The lower-key messaging is a sharp contrast from roughly a year ago, when Biden sought to capitalize on his administration’s initial progress by taking an Independence Day victory lap.

The South Lawn speech — where Biden asserted he had “gained the upper hand” on Covid — backfired when the virus came roaring back just days later, fueled by the Delta variant. The event is now widely acknowledged within the administration as a damaging mistake, and one that some allies believe cost Biden dearly.

The resurgence prompted Republicans to lean more heavily into skepticism of the vaccination campaign and it raised doubts about the administration’s aptitude on a front where they’d earned widespread approval. Over the next several months, deep divides developed within the Democratic Party over how aggressively to fight a virus that could no longer be completely eliminated.

“That took the wind out,” one administration official said of the July Fourth celebration. “They’re never gonna do that again.”

Since last summer, Biden officials have been reluctant to trumpet their response as a major success without also noting the fight could take a downturn at any moment.
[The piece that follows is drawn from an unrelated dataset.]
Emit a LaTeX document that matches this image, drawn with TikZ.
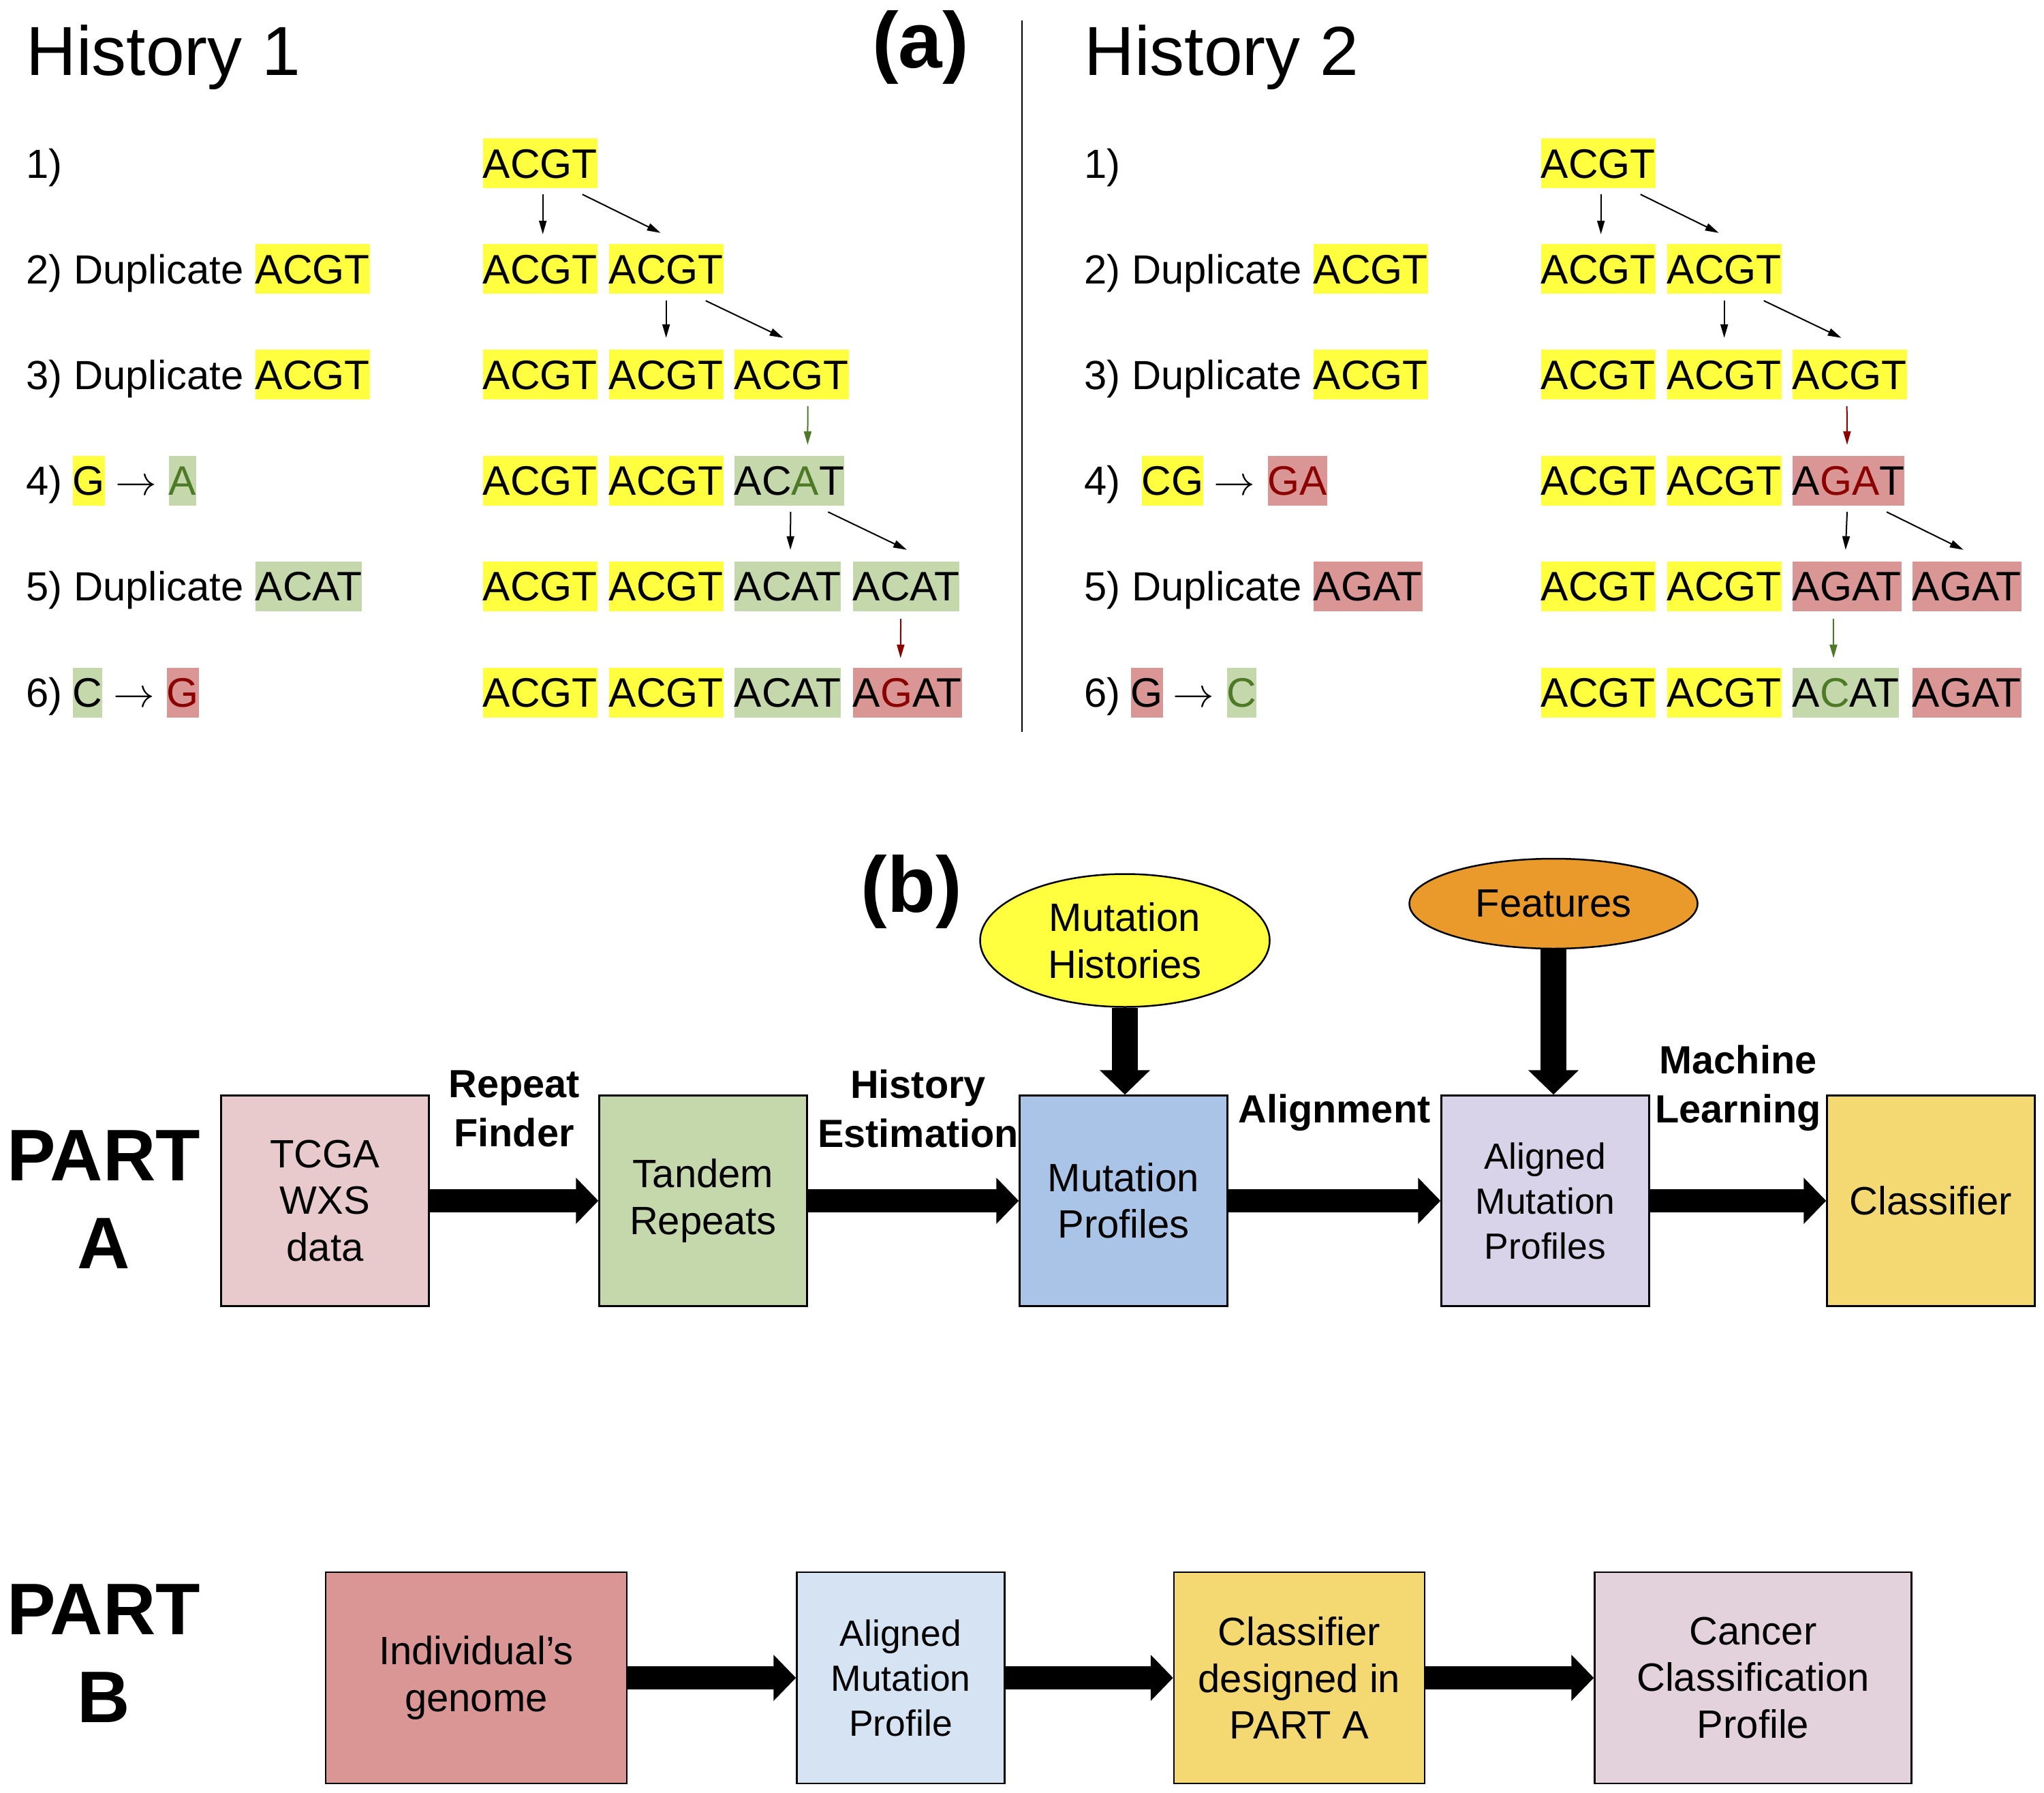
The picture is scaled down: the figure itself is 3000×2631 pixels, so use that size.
\documentclass[tikz,border=0pt]{standalone}
\usepackage{fontspec}
\setmainfont{Liberation Sans}
\usetikzlibrary{arrows.meta,shapes.geometric,calc}

\definecolor{hlyellow}{HTML}{FFFF40}
\definecolor{hlgreen}{HTML}{C4D8AC}
\definecolor{hlpink}{HTML}{D99694}
\definecolor{txtgreen}{HTML}{4E7A27}
\definecolor{txtred}{HTML}{8B0000}
\definecolor{tcgafill}{HTML}{E8CACC}
\definecolor{mutfill}{HTML}{A9C4E7}
\definecolor{alignfill}{HTML}{D8D3E8}
\definecolor{classfill}{HTML}{F4D872}
\definecolor{featfill}{HTML}{E99A2A}
\definecolor{alignBfill}{HTML}{D6E3F3}
\definecolor{cancerfill}{HTML}{E3D1DC}

\tikzset{
  seq/.style={anchor=west, inner sep=0pt, minimum height=7.3mm, text height=12.3pt, text depth=0pt, font=\fontsize{17.2pt}{20pt}\selectfont},
  lbl/.style={seq, font=\fontsize{17pt}{20pt}\selectfont},
  yellowbox/.style={seq, fill=hlyellow},
  greenbox/.style={seq, fill=hlgreen},
  pinkbox/.style={seq, fill=hlpink},
  mut/.style={line width=0.2mm, -{Triangle[length=2mm,width=1.1mm]}},
  box/.style={draw, line width=0.25mm, minimum width=30.5mm, minimum height=30.9mm, inner sep=0pt, align=center, font=\fontsize{16.5pt}{19.4pt}\selectfont},
  small/.style={font=\fontsize{15.2pt}{18.8pt}\selectfont},
  blob/.style={ellipse, draw, line width=0.25mm, inner sep=0pt, align=center, font=\fontsize{16.5pt}{19.7pt}\selectfont},
  bigarrow/.style={line width=3.4mm, -{Triangle[length=3.3mm,width=6.6mm]}},
  downarrow/.style={line width=3.8mm, -{Triangle[length=3.6mm,width=7.2mm]}},
  steplbl/.style={inner sep=0pt, align=center, font=\bfseries\fontsize{16.4pt}{20.5pt}\selectfont},
  title/.style={anchor=base west, inner sep=0pt, font=\fontsize{29pt}{31pt}\selectfont},
  tag/.style={inner sep=0pt, font=\bfseries\fontsize{33pt}{36pt}\selectfont},
  part/.style={inner sep=0pt, align=center, font=\bfseries\fontsize{30.5pt}{36.7pt}\selectfont}
}

\begin{document}
\begin{tikzpicture}[x=0.1mm, y=-0.1mm]
\useasboundingbox (0,0) rectangle (3000,2631);

\node [title] (hist1) at (38,111) {History 1};
\node [tag] (taga) at (1351,70) {(a)};
\node [title] (hist2) at (1591,111) {History 2};
\draw [line width=0.2mm] (1500,30) -- (1500,1074);

\node [lbl] (h1l1) at (38,240) {1)};
\node [yellowbox] (h1r1c1) at (708,240) {ACGT};

\node [lbl] (h1l2) at (38,395) {2) Duplicate};
\node [yellowbox] (h1d2) at (374,395) {ACGT};
\node [yellowbox] (h1r2c1) at (708,395) {ACGT};
\node [yellowbox] (h1r2c2) at (893,395) {ACGT};

\node [lbl] (h1l3) at (38,550) {3) Duplicate};
\node [yellowbox] (h1d3) at (374,550) {ACGT};
\node [yellowbox] (h1r3c1) at (708,550) {ACGT};
\node [yellowbox] (h1r3c2) at (893,550) {ACGT};
\node [yellowbox] (h1r3c3) at (1077,550) {ACGT};

\node [lbl] (h1l4) at (38,705) {4)};
\node [yellowbox] (h1m4a) at (106,705) {G};
\node [seq, anchor=center] (h1m4b) at (200,705) {$\rightarrow$};
\node [greenbox] (h1m4c) at (247,705) {\color{txtgreen}A};
\node [yellowbox] (h1r4c1) at (708,705) {ACGT};
\node [yellowbox] (h1r4c2) at (893,705) {ACGT};
\node [greenbox] (h1r4c3) at (1077,705) {AC{\color{txtgreen}A}T};

\node [lbl] (h1l5) at (38,860) {5) Duplicate};
\node [greenbox] (h1d5) at (374,860) {ACAT};
\node [yellowbox] (h1r5c1) at (708,860) {ACGT};
\node [yellowbox] (h1r5c2) at (893,860) {ACGT};
\node [greenbox] (h1r5c3) at (1077,860) {ACAT};
\node [greenbox] (h1r5c4) at (1251,860) {ACAT};

\node [lbl] (h1l6) at (38,1016) {6)};
\node [greenbox] (h1m6a) at (106,1016) {C};
\node [seq, anchor=center] (h1m6b) at (197,1016) {$\rightarrow$};
\node [pinkbox] (h1m6c) at (244,1016) {\color{txtred}G};
\node [yellowbox] (h1r6c1) at (708,1016) {ACGT};
\node [yellowbox] (h1r6c2) at (893,1016) {ACGT};
\node [greenbox] (h1r6c3) at (1077,1016) {ACAT};
\node [pinkbox] (h1r6c4) at (1251,1016) {A{\color{txtred}G}AT};

\draw [mut] ($(h1r1c1.south)+(4,8)$) -- ($(h1r2c1.north)+(4,-14)$);
\draw [mut] ($(h1r1c1.south)+(62,8)$) -- ($(h1r2c2.north)+(-8,-16)$);
\draw [mut] ($(h1r2c2.south)+(0,9)$) -- ($(h1r3c2.north)+(0,-17)$);
\draw [mut] ($(h1r2c2.south)+(58,9)$) -- ($(h1r3c3.north)+(-12,-17)$);
\draw [mut, txtgreen] ($(h1r3c3.south)+(24,9)$) -- ($(h1r4c3.north)+(27,-15)$);
\draw [mut] ($(h1r4c3.south)+(2,9)$) -- ($(h1r5c3.north)+(4,-16)$);
\draw [mut] ($(h1r4c3.south)+(57,9)$) -- ($(h1r5c4.north)+(1,-16)$);
\draw [mut, txtred] ($(h1r5c4.south)+(-8,11)$) -- ($(h1r6c4.north)+(-10,-13)$);

\node [lbl] (h2l1) at (1591,240) {1)};
\node [yellowbox] (h2r1c1) at (2261,240) {ACGT};

\node [lbl] (h2l2) at (1591,395) {2) Duplicate};
\node [yellowbox] (h2d2) at (1927,395) {ACGT};
\node [yellowbox] (h2r2c1) at (2261,395) {ACGT};
\node [yellowbox] (h2r2c2) at (2446,395) {ACGT};

\node [lbl] (h2l3) at (1591,550) {3) Duplicate};
\node [yellowbox] (h2d3) at (1927,550) {ACGT};
\node [yellowbox] (h2r3c1) at (2261,550) {ACGT};
\node [yellowbox] (h2r3c2) at (2446,550) {ACGT};
\node [yellowbox] (h2r3c3) at (2630,550) {ACGT};

\node [lbl] (h2l4) at (1591,705) {4)};
\node [yellowbox] (h2m4a) at (1675,705) {CG};
\node [seq, anchor=center] (h2m4b) at (1812,705) {$\rightarrow$};
\node [pinkbox] (h2m4c) at (1860,705) {\color{txtred}GA};
\node [yellowbox] (h2r4c1) at (2261,705) {ACGT};
\node [yellowbox] (h2r4c2) at (2446,705) {ACGT};
\node [pinkbox] (h2r4c3) at (2630,705) {A{\color{txtred}GA}T};

\node [lbl] (h2l5) at (1591,860) {5) Duplicate};
\node [pinkbox] (h2d5) at (1927,860) {AGAT};
\node [yellowbox] (h2r5c1) at (2261,860) {ACGT};
\node [yellowbox] (h2r5c2) at (2446,860) {ACGT};
\node [pinkbox] (h2r5c3) at (2630,860) {AGAT};
\node [pinkbox] (h2r5c4) at (2806,860) {AGAT};

\node [lbl] (h2l6) at (1591,1016) {6)};
\node [pinkbox] (h2m6a) at (1659,1016) {G};
\node [seq, anchor=center] (h2m6b) at (1752,1016) {$\rightarrow$};
\node [greenbox] (h2m6c) at (1800,1016) {\color{txtgreen}C};
\node [yellowbox] (h2r6c1) at (2261,1016) {ACGT};
\node [yellowbox] (h2r6c2) at (2446,1016) {ACGT};
\node [greenbox] (h2r6c3) at (2630,1016) {A{\color{txtgreen}C}AT};
\node [pinkbox] (h2r6c4) at (2806,1016) {AGAT};

\draw [mut] ($(h2r1c1.south)+(4,8)$) -- ($(h2r2c1.north)+(4,-14)$);
\draw [mut] ($(h2r1c1.south)+(62,8)$) -- ($(h2r2c2.north)+(-8,-16)$);
\draw [mut] ($(h2r2c2.south)+(0,9)$) -- ($(h2r3c2.north)+(0,-17)$);
\draw [mut] ($(h2r2c2.south)+(58,9)$) -- ($(h2r3c3.north)+(-12,-17)$);
\draw [mut, txtred] ($(h2r3c3.south)+(-4,9)$) -- ($(h2r4c3.north)+(-2,-15)$);
\draw [mut] ($(h2r4c3.south)+(-2,9)$) -- ($(h2r5c3.north)+(-2,-16)$);
\draw [mut] ($(h2r4c3.south)+(56,9)$) -- ($(h2r5c4.north)+(-5,-16)$);
\draw [mut, txtgreen] ($(h2r5c3.south)+(-20,11)$) -- ($(h2r6c3.north)+(-18,-13)$);

\node [tag] (tagb) at (1338,1309) {(b)};
\node [part] (partA) at (152,1760) {PART\\A};
\node [box, fill=tcgafill] (tcga) at (477,1762) {TCGA\\WXS\\data};
\node [box, fill=hlgreen] (tandem) at (1032,1762) {Tandem\\Repeats};
\node [box, fill=mutfill] (mutprof) at (1649,1762) {Mutation\\Profiles};
\node [box, small, fill=alignfill] (aligned) at (2268,1762) {Aligned\\Mutation\\Profiles};
\node [box, fill=classfill] (classifier) at (2834,1762) {Classifier};
\node [blob, fill=hlyellow, minimum width=42.5mm, minimum height=19.5mm] (histories) at (1651,1380) {Mutation\\Histories};
\node [blob, fill=featfill, minimum width=42.3mm, minimum height=13.2mm] (features) at (2280,1326) {Features};

\draw [bigarrow] (tcga) -- node [steplbl, yshift=13.5mm] (finder) {Repeat\\Finder} (tandem);
\draw [bigarrow] (tandem) -- node [steplbl, yshift=13.5mm, xshift=0.7mm] (estimation) {History\\Estimation} (mutprof);
\draw [bigarrow] (mutprof) -- node [steplbl, yshift=12.9mm] (alignment) {Alignment} (aligned);
\draw [bigarrow] (aligned) -- node [steplbl, yshift=16.5mm] (learning) {Machine\\Learning} (classifier);
\draw [downarrow] (histories.south) -- (histories.south |- mutprof.north);
\draw [downarrow] (features.south) -- (features.south |- aligned.north);

\node [part] (partB) at (152,2426) {PART\\B};
\node [box, fill=hlpink, minimum width=44.2mm, minimum height=31mm] (genome) at (699,2462) {Individual’s\\genome};
\node [box, small, fill=alignBfill, minimum height=31mm] (alignedB) at (1322,2462) {Aligned\\Mutation\\Profile};
\node [box, fill=classfill, minimum width=36.8mm, minimum height=31mm] (classB) at (1907,2462) {Classifier\\designed in\\PART A};
\node [box, fill=cancerfill, minimum width=46.5mm, minimum height=31mm] (cancer) at (2573,2462) {Cancer\\Classification\\Profile};

\draw [bigarrow] (genome) -- (alignedB);
\draw [bigarrow] (alignedB) -- (classB);
\draw [bigarrow] (classB) -- (cancer);
\end{tikzpicture}
\end{document}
That reluctance has continued even as the push in Congress for more Covid funding stalled, raising the prospect that, after beating back the virus for 18 months, the government may not be able to finish the job come the fall.

Though the White House continues to advocate for the proposed $10 billion funding package, its Covid team in recent weeks has accelerated planning for a scenario where it has to run a national response with almost no money at all.

Under the current projections, the government can purchase only enough of the next-generation vaccines under development to cover the nation’s higher-risk populations later this year.

Supplies of key monoclonal antibody treatments are at risk of running out even sooner — including a treatment for immunocompromised patients that could be exhausted by November — forcing patients to have to seek them out on the commercial insurance market.

At the Department of Health and Human Services, officials are drawing up plans to shift access to Covid vaccines and antiviral pills to the commercial market as early as next year, in anticipation of those supplies running dry, too.

More immediately, the fading odds of a funding deal have sparked a new debate in some corners of the administration: whether to more aggressively target Republicans for blocking legislation that would allocate more money, or hold back in hopes that Congress can eventually strike a compromise.

So far, the White House has resisted trying to take political advantage of the standoff. All of which, some officials fear, could result in something far worse than a failure to reap political benefit from reining in the pandemic: Should a massive Covid surge hit in October and the administration isn’t prepared, Biden may shoulder all the blame.

“The funding is drying up. The political will is drying up,” said Céline Gounder, an infectious disease specialist and editor-at-large for public health at Kaiser Health News. “And then what do you do?”